### AIM OF THE EXERCISE
Don't include pictures. Quote the lines below from the first through the line that contains "(0,0) rectangle (550,419);".

### COLLECTED MATERIAL
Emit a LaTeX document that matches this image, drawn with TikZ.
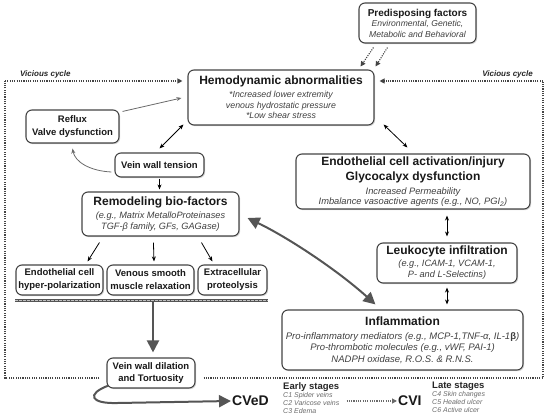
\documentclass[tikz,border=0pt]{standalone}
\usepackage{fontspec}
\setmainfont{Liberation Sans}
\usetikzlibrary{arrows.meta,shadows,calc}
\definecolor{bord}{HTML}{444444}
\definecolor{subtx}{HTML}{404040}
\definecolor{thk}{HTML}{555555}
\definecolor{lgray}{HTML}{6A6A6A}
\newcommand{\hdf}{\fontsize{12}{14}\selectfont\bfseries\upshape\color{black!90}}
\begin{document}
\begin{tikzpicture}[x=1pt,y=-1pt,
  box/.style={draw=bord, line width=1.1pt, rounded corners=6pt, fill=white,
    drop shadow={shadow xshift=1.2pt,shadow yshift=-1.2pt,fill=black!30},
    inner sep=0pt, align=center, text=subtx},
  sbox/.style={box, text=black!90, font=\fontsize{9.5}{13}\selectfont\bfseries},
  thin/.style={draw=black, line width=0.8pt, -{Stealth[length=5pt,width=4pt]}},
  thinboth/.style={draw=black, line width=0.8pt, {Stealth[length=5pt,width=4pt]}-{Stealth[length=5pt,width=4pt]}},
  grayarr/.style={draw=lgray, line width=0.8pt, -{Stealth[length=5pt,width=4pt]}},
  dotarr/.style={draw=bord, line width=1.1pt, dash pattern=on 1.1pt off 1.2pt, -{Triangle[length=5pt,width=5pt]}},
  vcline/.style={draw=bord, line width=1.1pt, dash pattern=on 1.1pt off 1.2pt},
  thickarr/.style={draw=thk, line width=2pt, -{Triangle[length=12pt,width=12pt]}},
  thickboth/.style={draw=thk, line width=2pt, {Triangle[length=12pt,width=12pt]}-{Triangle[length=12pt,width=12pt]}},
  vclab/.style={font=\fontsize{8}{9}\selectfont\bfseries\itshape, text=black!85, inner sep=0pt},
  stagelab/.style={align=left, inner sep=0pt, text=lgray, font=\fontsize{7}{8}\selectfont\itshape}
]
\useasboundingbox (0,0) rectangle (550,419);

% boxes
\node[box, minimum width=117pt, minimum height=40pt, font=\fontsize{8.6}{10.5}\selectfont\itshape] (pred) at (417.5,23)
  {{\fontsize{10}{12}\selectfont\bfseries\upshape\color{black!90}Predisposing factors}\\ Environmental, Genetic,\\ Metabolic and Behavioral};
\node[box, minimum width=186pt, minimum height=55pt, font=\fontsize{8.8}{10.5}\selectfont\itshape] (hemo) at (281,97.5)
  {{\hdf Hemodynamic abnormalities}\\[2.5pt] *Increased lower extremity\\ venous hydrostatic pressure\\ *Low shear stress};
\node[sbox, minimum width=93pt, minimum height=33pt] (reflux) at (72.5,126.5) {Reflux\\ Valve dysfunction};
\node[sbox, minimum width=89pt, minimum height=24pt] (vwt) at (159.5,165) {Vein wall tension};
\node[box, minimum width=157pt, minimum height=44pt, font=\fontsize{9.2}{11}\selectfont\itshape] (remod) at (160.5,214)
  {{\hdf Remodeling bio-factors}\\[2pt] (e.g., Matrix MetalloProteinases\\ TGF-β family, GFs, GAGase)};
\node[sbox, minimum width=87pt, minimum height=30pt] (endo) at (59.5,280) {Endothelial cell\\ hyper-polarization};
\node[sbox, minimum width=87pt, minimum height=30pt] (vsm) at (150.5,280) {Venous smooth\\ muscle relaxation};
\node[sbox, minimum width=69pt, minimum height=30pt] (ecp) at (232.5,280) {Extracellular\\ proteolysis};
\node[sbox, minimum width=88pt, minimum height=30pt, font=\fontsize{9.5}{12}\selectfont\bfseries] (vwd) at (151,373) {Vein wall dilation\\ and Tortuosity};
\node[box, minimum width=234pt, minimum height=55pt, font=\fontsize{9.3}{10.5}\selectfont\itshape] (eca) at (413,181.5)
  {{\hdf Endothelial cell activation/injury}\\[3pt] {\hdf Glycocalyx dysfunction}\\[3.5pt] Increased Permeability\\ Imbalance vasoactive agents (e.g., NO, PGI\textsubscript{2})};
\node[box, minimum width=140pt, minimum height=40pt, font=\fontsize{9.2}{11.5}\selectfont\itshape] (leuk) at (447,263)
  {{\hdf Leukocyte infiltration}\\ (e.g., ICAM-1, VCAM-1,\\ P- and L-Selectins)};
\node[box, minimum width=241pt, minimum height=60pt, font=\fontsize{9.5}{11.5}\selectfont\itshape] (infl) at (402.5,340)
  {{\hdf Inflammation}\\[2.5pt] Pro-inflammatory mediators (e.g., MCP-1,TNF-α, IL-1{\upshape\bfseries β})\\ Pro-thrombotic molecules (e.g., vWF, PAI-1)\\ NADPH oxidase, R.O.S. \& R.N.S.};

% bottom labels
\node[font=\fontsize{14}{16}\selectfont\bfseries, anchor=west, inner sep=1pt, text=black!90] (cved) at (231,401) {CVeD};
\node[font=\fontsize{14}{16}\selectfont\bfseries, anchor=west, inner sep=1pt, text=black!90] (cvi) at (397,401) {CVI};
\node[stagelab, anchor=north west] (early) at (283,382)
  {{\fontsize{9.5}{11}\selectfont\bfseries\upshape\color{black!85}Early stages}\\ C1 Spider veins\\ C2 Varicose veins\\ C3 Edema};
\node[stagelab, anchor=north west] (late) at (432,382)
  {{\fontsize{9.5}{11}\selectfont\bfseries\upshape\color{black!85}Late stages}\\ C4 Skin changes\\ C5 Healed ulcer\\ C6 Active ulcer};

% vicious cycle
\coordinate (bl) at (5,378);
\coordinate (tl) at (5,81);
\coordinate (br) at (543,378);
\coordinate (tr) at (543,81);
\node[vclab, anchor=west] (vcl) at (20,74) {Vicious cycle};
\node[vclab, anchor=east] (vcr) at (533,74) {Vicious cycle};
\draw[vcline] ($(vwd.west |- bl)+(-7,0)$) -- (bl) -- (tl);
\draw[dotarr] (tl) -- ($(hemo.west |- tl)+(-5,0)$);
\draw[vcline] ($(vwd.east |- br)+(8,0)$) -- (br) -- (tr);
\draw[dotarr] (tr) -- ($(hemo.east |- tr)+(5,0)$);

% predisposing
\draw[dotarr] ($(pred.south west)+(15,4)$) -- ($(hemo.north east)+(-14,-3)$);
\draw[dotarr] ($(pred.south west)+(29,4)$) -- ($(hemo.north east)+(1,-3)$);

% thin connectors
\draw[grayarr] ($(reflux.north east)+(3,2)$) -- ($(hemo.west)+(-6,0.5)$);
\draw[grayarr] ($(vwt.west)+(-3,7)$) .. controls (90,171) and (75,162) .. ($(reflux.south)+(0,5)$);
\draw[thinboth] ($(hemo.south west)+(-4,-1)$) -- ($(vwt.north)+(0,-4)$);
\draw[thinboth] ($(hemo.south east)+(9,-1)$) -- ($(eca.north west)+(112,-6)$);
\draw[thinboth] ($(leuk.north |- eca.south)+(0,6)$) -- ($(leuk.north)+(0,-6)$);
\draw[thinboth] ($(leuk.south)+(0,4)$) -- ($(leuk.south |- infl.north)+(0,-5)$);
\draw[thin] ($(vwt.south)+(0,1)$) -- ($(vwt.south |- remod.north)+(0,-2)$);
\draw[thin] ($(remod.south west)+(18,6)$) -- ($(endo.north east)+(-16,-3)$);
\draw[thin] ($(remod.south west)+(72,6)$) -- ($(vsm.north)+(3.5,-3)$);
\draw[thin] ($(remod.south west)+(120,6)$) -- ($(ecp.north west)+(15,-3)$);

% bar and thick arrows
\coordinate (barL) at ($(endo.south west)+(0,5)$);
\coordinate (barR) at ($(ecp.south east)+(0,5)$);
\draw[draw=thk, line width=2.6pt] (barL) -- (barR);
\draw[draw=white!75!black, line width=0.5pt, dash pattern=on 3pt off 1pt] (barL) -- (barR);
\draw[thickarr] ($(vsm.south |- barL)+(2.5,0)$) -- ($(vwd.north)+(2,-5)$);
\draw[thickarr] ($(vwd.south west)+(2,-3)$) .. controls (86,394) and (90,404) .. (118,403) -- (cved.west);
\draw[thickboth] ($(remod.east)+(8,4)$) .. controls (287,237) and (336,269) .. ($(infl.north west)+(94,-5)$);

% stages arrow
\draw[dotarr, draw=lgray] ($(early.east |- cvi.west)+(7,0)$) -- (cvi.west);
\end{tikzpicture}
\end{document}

### SOLUTION TO THIS TASK
Emit a LaTeX document that matches this image, drawn with TikZ.
\documentclass[tikz,border=0pt]{standalone}
\usepackage{fontspec}
\setmainfont{Liberation Sans}
\usetikzlibrary{arrows.meta,shadows,calc}
\definecolor{bord}{HTML}{444444}
\definecolor{subtx}{HTML}{404040}
\definecolor{thk}{HTML}{555555}
\definecolor{lgray}{HTML}{6A6A6A}
\newcommand{\hdf}{\fontsize{12}{14}\selectfont\bfseries\upshape\color{black!90}}
\begin{document}
\begin{tikzpicture}[x=1pt,y=-1pt,
  box/.style={draw=bord, line width=1.1pt, rounded corners=6pt, fill=white,
    drop shadow={shadow xshift=1.2pt,shadow yshift=-1.2pt,fill=black!30},
    inner sep=0pt, align=center, text=subtx},
  sbox/.style={box, text=black!90, font=\fontsize{9.5}{13}\selectfont\bfseries},
  thin/.style={draw=black, line width=0.8pt, -{Stealth[length=5pt,width=4pt]}},
  thinboth/.style={draw=black, line width=0.8pt, {Stealth[length=5pt,width=4pt]}-{Stealth[length=5pt,width=4pt]}},
  grayarr/.style={draw=lgray, line width=0.8pt, -{Stealth[length=5pt,width=4pt]}},
  dotarr/.style={draw=bord, line width=1.1pt, dash pattern=on 1.1pt off 1.2pt, -{Triangle[length=5pt,width=5pt]}},
  vcline/.style={draw=bord, line width=1.1pt, dash pattern=on 1.1pt off 1.2pt},
  thickarr/.style={draw=thk, line width=2pt, -{Triangle[length=12pt,width=12pt]}},
  thickboth/.style={draw=thk, line width=2pt, {Triangle[length=12pt,width=12pt]}-{Triangle[length=12pt,width=12pt]}},
  vclab/.style={font=\fontsize{8}{9}\selectfont\bfseries\itshape, text=black!85, inner sep=0pt},
  stagelab/.style={align=left, inner sep=0pt, text=lgray, font=\fontsize{7}{8}\selectfont\itshape}
]
\useasboundingbox (0,0) rectangle (550,419);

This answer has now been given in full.